How Do You Keep Your Business Secure as Gen Z Joins Your Team?

Gen Z grew up online but gets phished and has identities stolen more than older workers. Train every employee, keep software updated, and lean on an MSP before they start.

Train your whole team, keep your software patched, and get a managed services provider in place before Gen Z shows up. Growing up with smartphones and social media did not make this generation more cyber-secure. Reports point the other way. And many business owners worry that the instinct to share everything online will lead a young employee to leak something sensitive, the kind of slip that can cost you money, expose you legally, or damage your name.

Scammers have noticed how much sway influencers hold over their followers. Steve Durbin, CEO of the Information Security Forum, expects organized criminal groups to start posing as influencers to trick tech-dependent people into handing over information about their employer. He isn't the only leader raising the alarm.
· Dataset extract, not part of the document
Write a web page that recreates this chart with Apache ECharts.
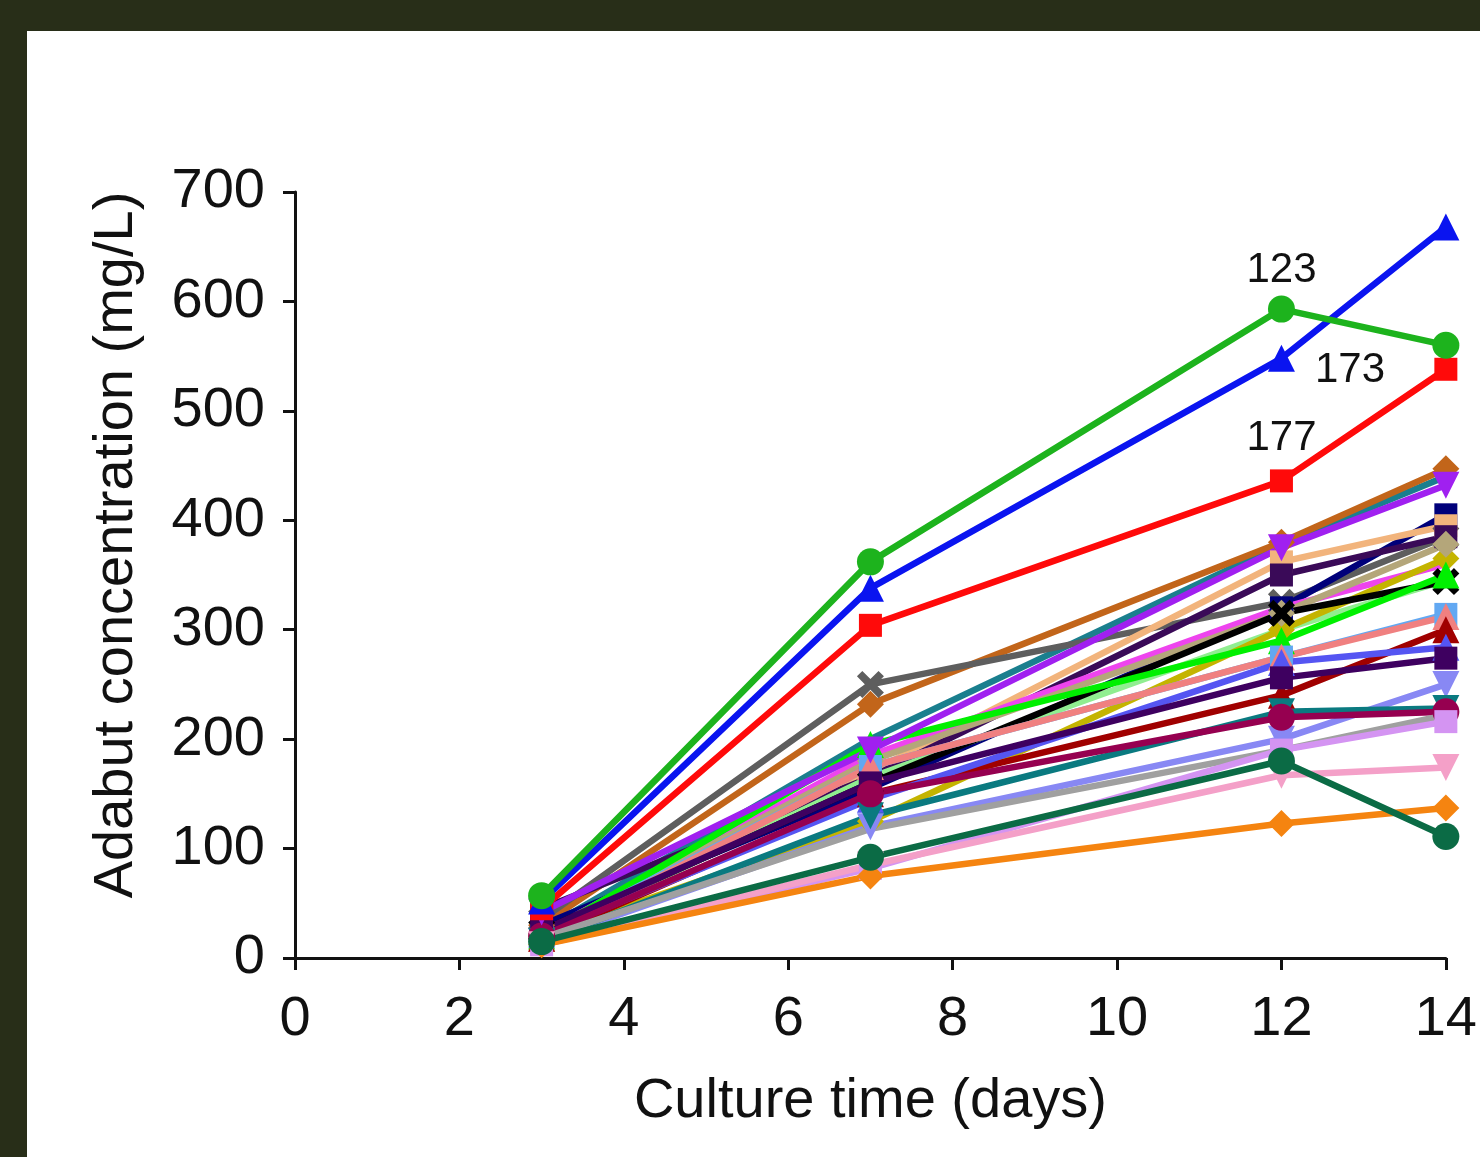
<!DOCTYPE html>
<html><head><meta charset="utf-8">
<script src="https://cdn.jsdelivr.net/npm/echarts@6/dist/echarts.min.js"></script>
<style>
html,body{margin:0;padding:0;background:#282e18;width:1480px;height:1157px;overflow:hidden;}
#c{position:absolute;left:27px;top:31px;width:1453px;height:1126px;background:#fff;}
</style></head>
<body><div id="c"></div>
<script>
const days = [3, 7, 12, 14];
const xTicks = [0, 2, 4, 6, 8, 10, 12, 14];
const yTicks = [0, 100, 200, 300, 400, 500, 600, 700];

const sTeal     = [25, 200, 378, 440];
const sBrown    = [30, 232, 380, 447];
const sGrayX    = [35, 250, 325, 385];
const sNavy     = [30, 155, 320, 405];
const sPeach    = [20, 170, 362, 395];
const sDkPurple = [45, 165, 350, 385];
const sMagenta  = [22, 185, 320, 360];
const sLtGreen  = [20, 165, 300, 345];
const sYellow   = [20, 125, 300, 365];
const sKhaki    = [22, 180, 315, 378];
const sBlack    = [25, 160, 315, 344];
const sLime     = [20, 195, 290, 350];
const sLtBlue   = [20, 175, 275, 314];
const sSalmon   = [18, 175, 275, 312];
const sDkRed    = [18, 150, 240, 300];
const sViolet   = [22, 145, 270, 284];
const sPlum     = [25, 160, 256, 274];
const sPeri     = [15, 120, 200, 250];
const sTeal2    = [15, 130, 225, 228];
const sMaroon   = [20, 150, 220, 225];
const sGray     = [18, 118, 190, 222];
const sLilac    = [12, 82, 190, 216];
const sPink     = [12, 85, 167, 174];
const sOrange   = [12, 75, 123, 137];
const sDkGreen  = [15, 92, 180, 111];
const sPurple   = [42, 190, 375, 432];
const s177      = [45, 304, 436, 538];
const s173      = [52, 338, 548, 668];
const s123      = [57, 362, 593, 560];
const labels = {s123: '123', s173: '173', s177: '177'};

const DOWN = 'path://M0,0 L10,0 L5,10 Z';
const XSYM = 'path://M2,0 L5,3 L8,0 L10,2 L7,5 L10,8 L8,10 L5,7 L2,10 L0,8 L3,5 L0,2 Z';

const defs = [
  ['teal', sTeal, '#1a7f8e', 'none'],
  ['brown', sBrown, '#c2651a', 'diamond'],
  ['grayx', sGrayX, '#5e5e5e', XSYM],
  ['navy', sNavy, '#00007a', 'rect'],
  ['peach', sPeach, '#f2b47c', 'rect'],
  ['dkpurple', sDkPurple, '#3a0a58', 'rect'],
  ['magenta', sMagenta, '#ee44ee', 'none'],
  ['ltgreen', sLtGreen, '#90ee90', 'none'],
  ['yellow', sYellow, '#c4b400', 'diamond'],
  ['khaki', sKhaki, '#b4a67a', 'diamond'],
  ['black', sBlack, '#000000', XSYM],
  ['lime', sLime, '#00f000', 'triangle'],
  ['ltblue', sLtBlue, '#62a8f2', 'rect'],
  ['salmon', sSalmon, '#f08080', 'triangle'],
  ['dkred', sDkRed, '#a00000', 'triangle'],
  ['violet', sViolet, '#5555f2', 'triangle'],
  ['plum', sPlum, '#3e0060', 'rect'],
  ['peri', sPeri, '#8888f4', DOWN],
  ['teal2', sTeal2, '#0a7a80', DOWN],
  ['maroon', sMaroon, '#960050', 'circle'],
  ['gray', sGray, '#a0a0a0', 'none'],
  ['lilac', sLilac, '#d494f2', 'rect'],
  ['pink', sPink, '#f4a0c8', DOWN],
  ['orange', sOrange, '#f58410', 'diamond'],
  ['dkgreen', sDkGreen, '#0b6b45', 'circle'],
  ['purple', sPurple, '#a020f0', DOWN],
  ['s177', s177, '#ff0a0a', 'rect'],
  ['s173', s173, '#0a14f0', 'triangle'],
  ['s123', s123, '#1db31d', 'circle']
];

const labelPos = {s123: ['top', 4, [0,0]], s173: ['right', 10, [10, 12]], s177: ['top', 10, [0,0]]};

const series = defs.map(([name, vals, color, sym]) => {
  const data = vals.map((v, i) => {
    const item = {value: [days[i], v]};
    if (labels[name] && days[i] === 12) {
      const lp = labelPos[name];
      item.label = {show: true, formatter: labels[name], position: lp[0], distance: lp[1], offset: lp[2],
        fontSize: 42, color: '#111', fontFamily: 'Liberation Sans, Arial, sans-serif'};
    }
    return item;
  });
  return {
    name, type: 'line', data,
    symbol: sym === 'none' ? 'circle' : sym,
    symbolSize: sym === 'none' ? 0 : (sym === 'rect' ? 23 : 27),
    showSymbol: sym !== 'none',
    lineStyle: {color, width: 6.5},
    itemStyle: {color},
    label: {show: false},
    silent: true,
    animation: false
  };
});

const chart = echarts.init(document.getElementById('c'), null, {renderer: 'canvas'});
chart.setOption({
  animation: false,
  grid: {left: 268, right: 31, top: 161, bottom: 199, containLabel: false},
  xAxis: {
    type: 'value', min: 0, max: 14, interval: 2,
    name: 'Culture time (days)', nameLocation: 'middle', nameGap: 116,
    nameTextStyle: {fontSize: 56, color: '#111', fontFamily: 'Liberation Sans, Arial, sans-serif'},
    axisLine: {lineStyle: {color: '#111', width: 3}},
    axisTick: {show: true, length: 12, lineStyle: {color: '#111', width: 3}},
    axisLabel: {fontSize: 56, color: '#111', margin: 34, fontFamily: 'Liberation Sans, Arial, sans-serif',
      formatter: v => xTicks.includes(v) ? String(v) : ''},
    splitLine: {show: false}
  },
  yAxis: {
    type: 'value', min: 0, max: 700, interval: 100,
    name: 'Adabut concentration (mg/L)', nameLocation: 'middle', nameGap: 150, nameRotate: 90,
    nameTextStyle: {fontSize: 56, color: '#111', fontFamily: 'Liberation Sans, Arial, sans-serif', padding: [0, 0, 0, 60]},
    axisLine: {show: true, lineStyle: {color: '#111', width: 3}},
    axisTick: {show: true, length: 12, lineStyle: {color: '#111', width: 3}},
    axisLabel: {fontSize: 56, color: '#111', margin: 30, fontFamily: 'Liberation Sans, Arial, sans-serif',
      formatter: v => yTicks.includes(v) ? String(v) : ''},
    splitLine: {show: false}
  },
  series
});
</script></body></html>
A study from the UK's advisory, conciliation and arbitration service found that 70% of surveyed managers were concerned about Gen Z entering the workforce. They pointed to instant gratification, resistance to authority, and weak face-to-face communication. Entrepreneur magazine reports that many Gen Zers struggle to tell the difference between friends they've made online and people they know in real life. And the National Cybersecurity Alliance's Annual Cybersecurity Attitudes and Behaviors Report found that millennials and Gen Zers are more likely to run into a cyberthreat, and have had their identities stolen more often than baby boomers. The concern is real.

None of this means you should panic about hiring young workers. You have plenty of room to get ahead of it. The catch is that you have to move first. Staying current on security practices is something you do on purpose, not something that happens on its own.

Start with a security training program, or update the one you have. You want everyone bought into the same culture, and a program is how you get there. It removes the guesswork and keeps practices consistent from one employee to the next. Build that culture before new people start and training them on your processes gets a lot easier.

Next, keep every piece of software updated. Skipping updates leaves you open, because those updates usually close the holes attackers go after. When one ships, don't sit on it. If your team uses smartphones for work, make sure the right security software is installed and that it stays current too.

If you'd rather not carry all of this yourself, hire a managed services provider. An MSP backs up your data, keeps your systems reliable, and frees up time you can spend elsewhere in the business. For the money, it's the most practical way to raise your security across the board.

Gen Z brings its own challenges, but their security habits don't have to be one of them if you prepare. Use password managers, hire an MSP, and start a training program soon to kick off a security-minded culture. We've brought new generations into the workforce plenty of times. This one is no harder, just different.